Last week a Primary school principal, Paddy Ford, spoke up about the shortage of male teachers in New Zeland Primary schools. saying:
“With some of the little boys that we’ve got, we need some more positive role models,”
“We just need to encourage men and let them know it’s a fantastic job.”
Ministry of Education figures show just 12 percent of primary school teachers are male.
One of the reasons that has been sighted for this shortage is that men do not feel safe in the classroom because of the risk of students falsely accusing them of sexual misconduct.
No one on the NZ media asked what can be done to help make the classroom a safe working environment for males.
If females said they felt unsafe in a particular industry, you can imagine the mainstream media raising hell until there were ministerial inquiries, accusations of sexist boys’ clubs and finally quotas put in place, so the industry was forced to hire people based on gender rather than talent.
I contacted the Ministry of Education and asked what steps the Ministry is taking to ensure teaching children is a safe environment for males, they replied:
“The safety of teachers in the education workplace is the employer’s responsibility managed through a combination of employment practice, support for staff, policy, and guidance from sector groups such as the New Zealand School Trustees Association.”
This seems to be a long-winded way of saying they have no solutions to protect male teachers in the workplace.
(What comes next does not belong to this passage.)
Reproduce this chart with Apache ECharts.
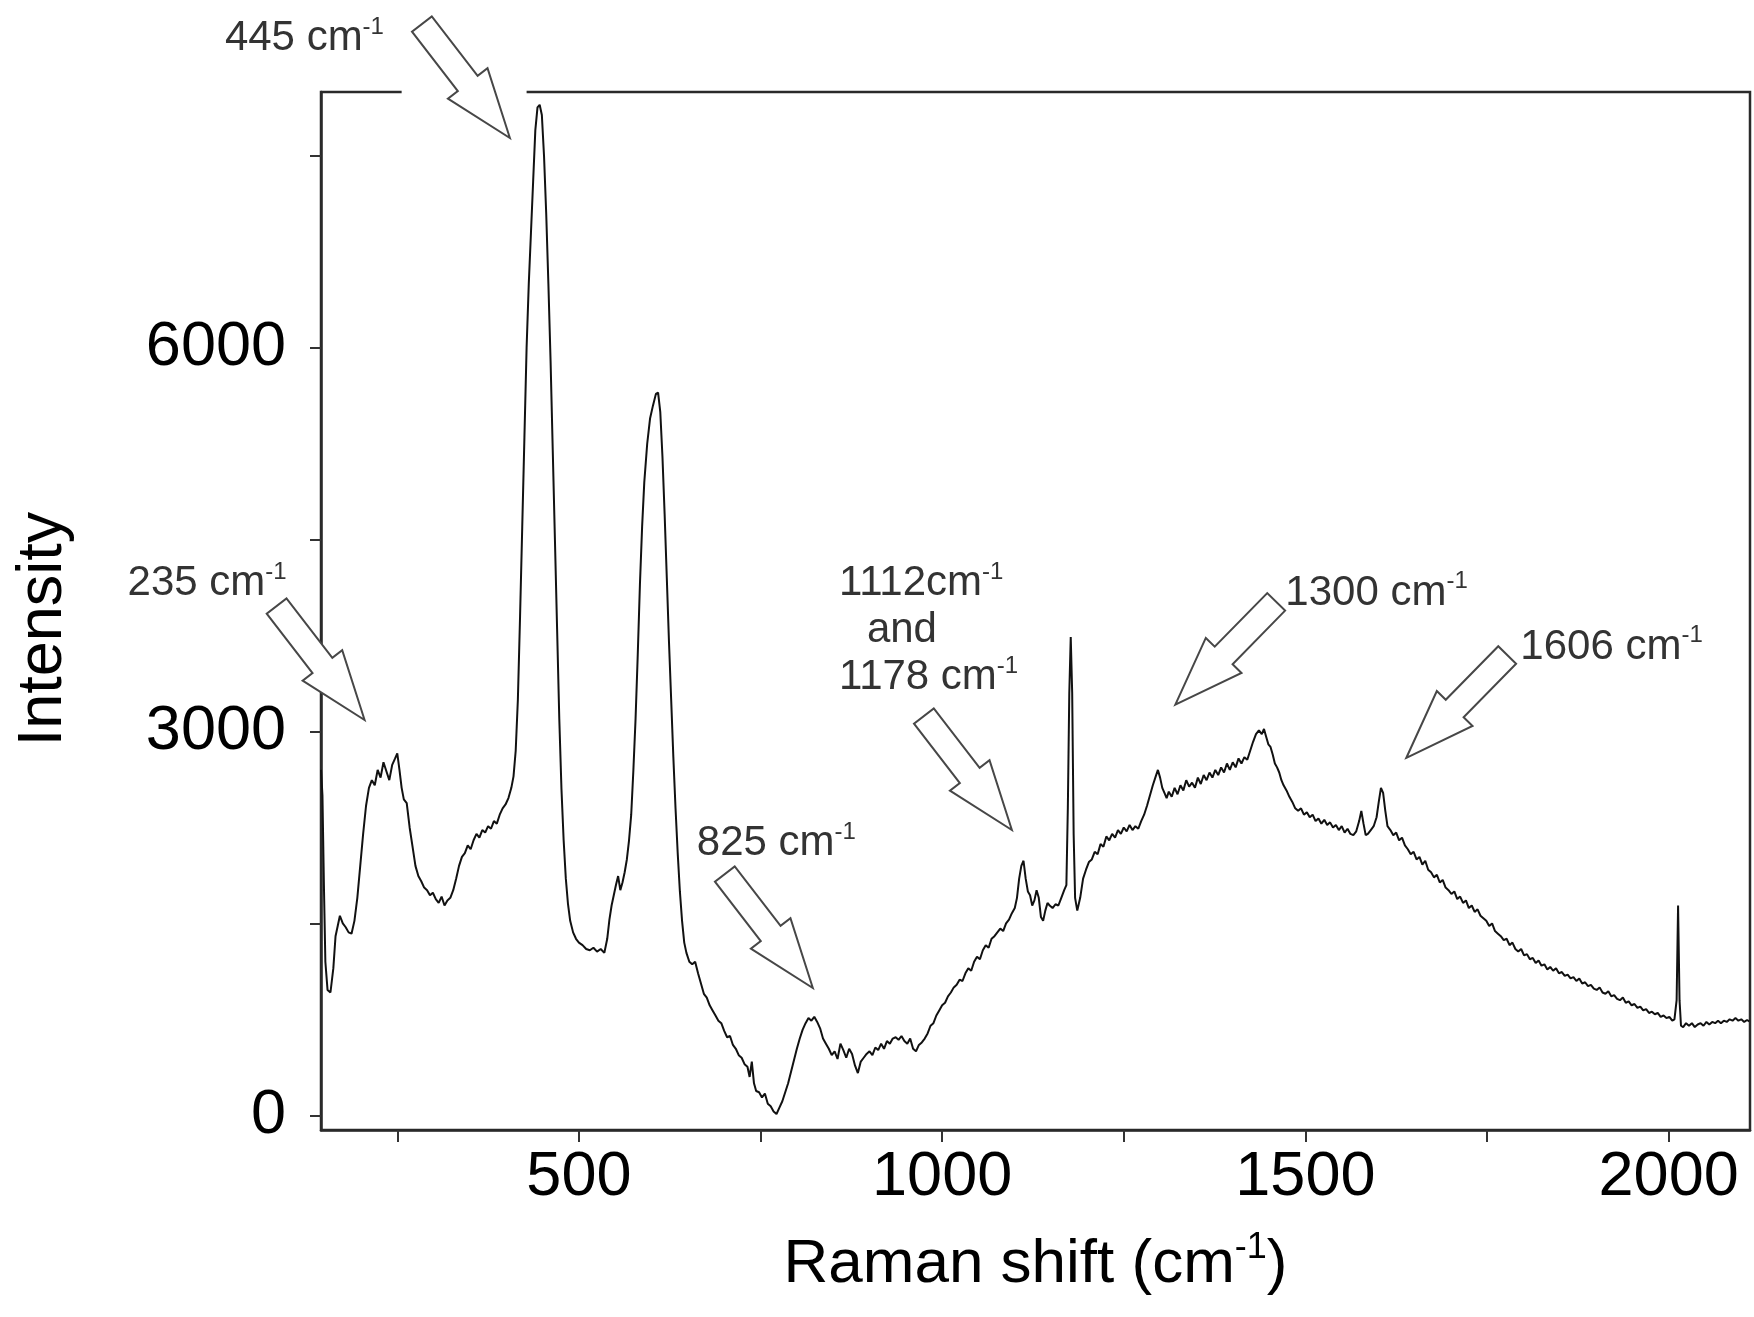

They also said:
“..the most important factor in lifting student achievement is the quality of teaching rather than the gender of the teacher.”
Which is true in every industry, but try saying that to feminists who believe in a patriarchy that is preventing women from entering male-dominated fields rather than the actual reason, that the biology and physiology of men and women are suited and attracted to different industries.
Of course quality is more important than gender, but when there is a shortage of females in STEM fields, the industry is expected to do everything possible to address this imbalance.
I am not suggesting there should be a quota so more male teachers are hired. I would just like to see the media here ask some real questions that might go towards addressing one of the issues men are concerned with when considering teaching as a career.
I asked Paddy Ford, Principal of Balclutha Primary School, what has been done to make sure men feel safe working as teachers. Paddy said:
“In my experience nothing has been done but then I haven’t gone looking for it either.”
I also asked if there are policies or guidance from the NZ School Trustees Association in relation specifically to the safety of males in the teaching workplace. Paddy replied:
“You would have to ask them. I am not aware of any”
Imagine working in an environment where you have the threat of false sexual abuse hanging over your head daily, knowing that a disgruntled child’s word could be taken as the truth.
This is a workplace safety issue and no one seems to know how to tackle the problem. I can’t help feeling that if the genders were reversed there would be more discussion and proactive solutions.